One day, someone made the comment that preaching to people isn’t really all that hard, a real challenge would be to preach to a bear. One thing led to another, and they decided to do an experiment. They would all go out into the woods, find a bear, preach to it, and attempt to convert it to their religion.Seven days later, they all came together to discuss their experiences.
Father Flannery, who had his arm in a sling, was on crutches, and had various bandages on his body and limbs, went first. ‘Well,’ he said, ‘I went into the woods to find me a bear. And when I found him, I began to read to him from the Catechism. Well, that bear wanted nothing to do with me and began to slap me around. So I quickly grabbed my holy water, sprinkled him and, Holy Mary Mother of God, he became as gentle as a lamb.
Reverend Billy Bob spoke next. He was in a wheelchair, had one arm and both legs in casts, and had an IV drip. In his best fire-and-brimstone oratory, he exclaimed, ‘Well, brothers, you know that we Baptists don’t sprinkle! I went out and I found me a bear. And then I began to read to my bear from God’s Holy Word. But that bear wanted nothing to do with me. So I grabbed him and we began to wrestle. We wrestled down one hill, up another and down another until we came to a creek. So I quickly bapttized his hairy soul. And just like you said, he became as gentle as a lamb. We spent the rest of the day praising Jesus. Hallelujah!

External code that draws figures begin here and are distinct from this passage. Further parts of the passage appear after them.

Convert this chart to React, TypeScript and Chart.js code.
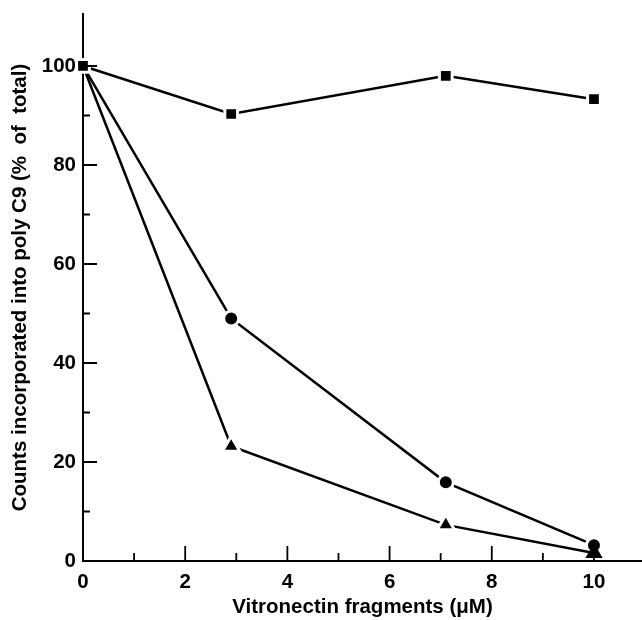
import { useEffect, useRef } from 'react';
import { Chart, registerables } from 'chart.js';

Chart.register(...registerables);

// Data
const concentrations = [0, 2.9, 7.1, 10];
const squareSeries = [100, 90.3, 98, 93.3];
const circleSeries = [100, 49, 15.9, 3.2];
const triangleSeries = [100, 23.2, 7.3, 1.6];

const xMajorTicks = [0, 2, 4, 6, 8, 10];
const xMinorTicks = [1, 3, 5, 7, 9];
const yMajorTicks = [0, 20, 40, 60, 80, 100];
const yMinorTicks = [10, 30, 50, 70, 90];

const xTitle = 'Vitronectin fragments (\u03bcM)';
const yTitle = 'Counts incorporated into poly C9 (%  of  total)';

const FONT = '"Liberation Sans", Arial, Helvetica, sans-serif';
const FONT_SIZE = 20.5;

const innerTicks = {
  id: 'innerTicks',
  afterDatasetsDraw(chart: any) {
    const { ctx } = chart;
    const xs = chart.scales.x;
    const ys = chart.scales.y;
    const y0 = ys.getPixelForValue(0);
    const x0 = xs.getPixelForValue(0);
    ctx.save();
    ctx.strokeStyle = '#000';
    ctx.lineWidth = 1.8;
    ctx.beginPath();
    xMajorTicks.forEach((v) => {
      const p = xs.getPixelForValue(v);
      ctx.moveTo(p, y0);
      ctx.lineTo(p, y0 - 15);
    });
    xMinorTicks.forEach((v) => {
      const p = xs.getPixelForValue(v);
      ctx.moveTo(p, y0);
      ctx.lineTo(p, y0 - 8);
    });
    yMajorTicks.forEach((v) => {
      const p = ys.getPixelForValue(v);
      ctx.moveTo(x0, p);
      ctx.lineTo(x0 + 14, p);
    });
    yMinorTicks.forEach((v) => {
      const p = ys.getPixelForValue(v);
      ctx.moveTo(x0, p);
      ctx.lineTo(x0 + 7, p);
    });
    ctx.stroke();
    ctx.restore();
  },
};

function makeSeries(
  values: number[],
  style: string,
  radius: number,
  hideFirst: boolean,
  borderWidths: number[]
) {
  return {
    data: concentrations.map((x, i) => ({ x, y: values[i] })),
    borderColor: '#000',
    borderWidth: 2.5,
    backgroundColor: '#000',
    pointStyle: style,
    pointBackgroundColor: '#000',
    pointBorderColor: '#fff',
    pointBorderWidth: borderWidths,
    pointRadius: values.map((_, i) => (hideFirst && i === 0 ? 0 : radius)),
    showLine: true,
    tension: 0,
    clip: false,
  };
}

export default function App() {
  const canvasRef = useRef<HTMLCanvasElement | null>(null);

  useEffect(() => {
    document.body.style.margin = '0';
    const canvas = canvasRef.current;
    if (!canvas) return;
    const chart = new Chart(canvas, {
      type: 'scatter',
      data: {
        datasets: [
          makeSeries(squareSeries, 'rect', 9, false, [3, 3, 3, 3]),
          makeSeries(triangleSeries, 'triangle', 10, true, [3, 3, 3, 0]),
          makeSeries(circleSeries, 'circle', 7.5, true, [3, 3, 3, 3]),
        ] as any,
      },
      options: {
        responsive: false,
        animation: false,
        layout: { autoPadding: false, padding: { top: 14, right: 0, left: 0, bottom: 0 } },
        plugins: {
          legend: { display: false },
          tooltip: { enabled: false },
        },
        scales: {
          x: {
            type: 'linear',
            min: 0,
            max: 10.94,
            afterBuildTicks: (scale: any) => {
              scale.ticks = xMajorTicks.map((value) => ({ value }));
            },
            afterFit: (scale: any) => {
              scale.height = 59;
              scale.paddingLeft = 0;
              scale.paddingRight = 0;
            },
            grid: { display: false, drawTicks: false },
            border: { display: true, color: '#000', width: 2 },
            ticks: {
              color: '#000',
              padding: 9,
              font: { family: FONT, size: FONT_SIZE, weight: 'bold' },
            },
            title: {
              display: true,
              text: xTitle,
              color: '#000',
              padding: { top: 0, bottom: 0 },
              font: { family: FONT, size: FONT_SIZE, weight: 'bold' },
            },
          },
          y: {
            type: 'linear',
            min: 0,
            max: 110.5,
            afterBuildTicks: (scale: any) => {
              scale.ticks = yMajorTicks.map((value) => ({ value }));
            },
            afterFit: (scale: any) => {
              scale.width = 83;
              scale.paddingTop = 0;
              scale.paddingBottom = 0;
            },
            grid: { display: false, drawTicks: false },
            border: { display: true, color: '#000', width: 2 },
            ticks: {
              color: '#000',
              padding: 7,
              font: { family: FONT, size: FONT_SIZE, weight: 'bold' },
            },
            title: {
              display: true,
              text: yTitle,
              color: '#000',
              padding: { top: 8, bottom: 0 },
              font: { family: FONT, size: FONT_SIZE, weight: 'bold' },
            },
          },
        },
      } as any,
      plugins: [innerTicks],
    });
    return () => chart.destroy();
  }, []);

  return (
    <div style={{ width: 642, height: 620 }}>
      <canvas ref={canvasRef} width={642} height={620} />
    </div>
  );
}
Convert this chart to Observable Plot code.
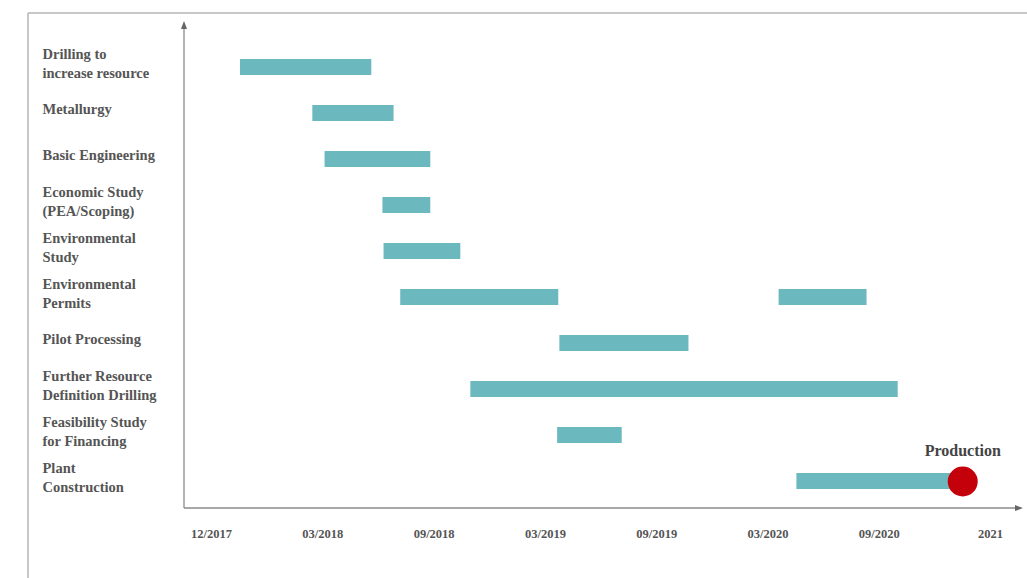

The Priest and the Reverend both looked down at the Rabbi, who was lying in a hospital bed. He was in a body cast and traction with IVs and monitors running in and out of him. He was in really bad shape. The Rabbi looked up and said: “Looking back on it, ….circumcision may not have been the best way to start.”
Four Catholic Mothers
Four Catholic mothers were having coffee, discussing their wonderful sons.
The first mother said, “My son is a priest. When he walks into a room, everyone calls him Father.”
The second woman chirped, “Well, my son is a bishop. Whenever he walks into a room, people say, ‘Your Grace.’”
The third woman said smugly, “My son is a cardinal. Whenever he walks into a room, people say, ‘Your Eminence.’”
The fourth Catholic woman sipped her coffee in silence. The other three gave her a subtle, “Well?” so she said modestly, “My son is 6 feet 8 inches tall, 300 pounds heavy, not an ounce of fat on him, and a smile that just won’t quit.”. Whenever he walks into a room, all the women say, ‘Oh my God!’”
Just How Fast Can Priest Jump to a Conclusion?
A drunk man who smelled like beer sat down on a subway next to a priest. The man’s tie was stained, his face was plastered with red lipstick, and a half-empty bottle of gin was sticking out of his torn coat pocket.
He opened his newspaper and began reading. After a few minutes the man turned to the priest and asked, ‘Say Father, what causes arthritis?’
The priest replies, ‘My Son, it’s caused by loose living, being with cheap, wicked women, too much alcohol, contempt for your fellow man, sleeping around with prostitutes and lack of a bath.’
The drunk muttered in response, ‘Well, I’ll be. I never knew.” Then he returned to reading his paper.
The priest, thinking about what he had said, nudged the man and apologized. ‘I’m very sorry. I didn’t mean to come on so strong. How long have you had arthritis?’
The drunk answered, ‘I don’t have it, Father. I was just reading here that the Pope does.’
MORAL: Make sure you understand the question before offering the answer.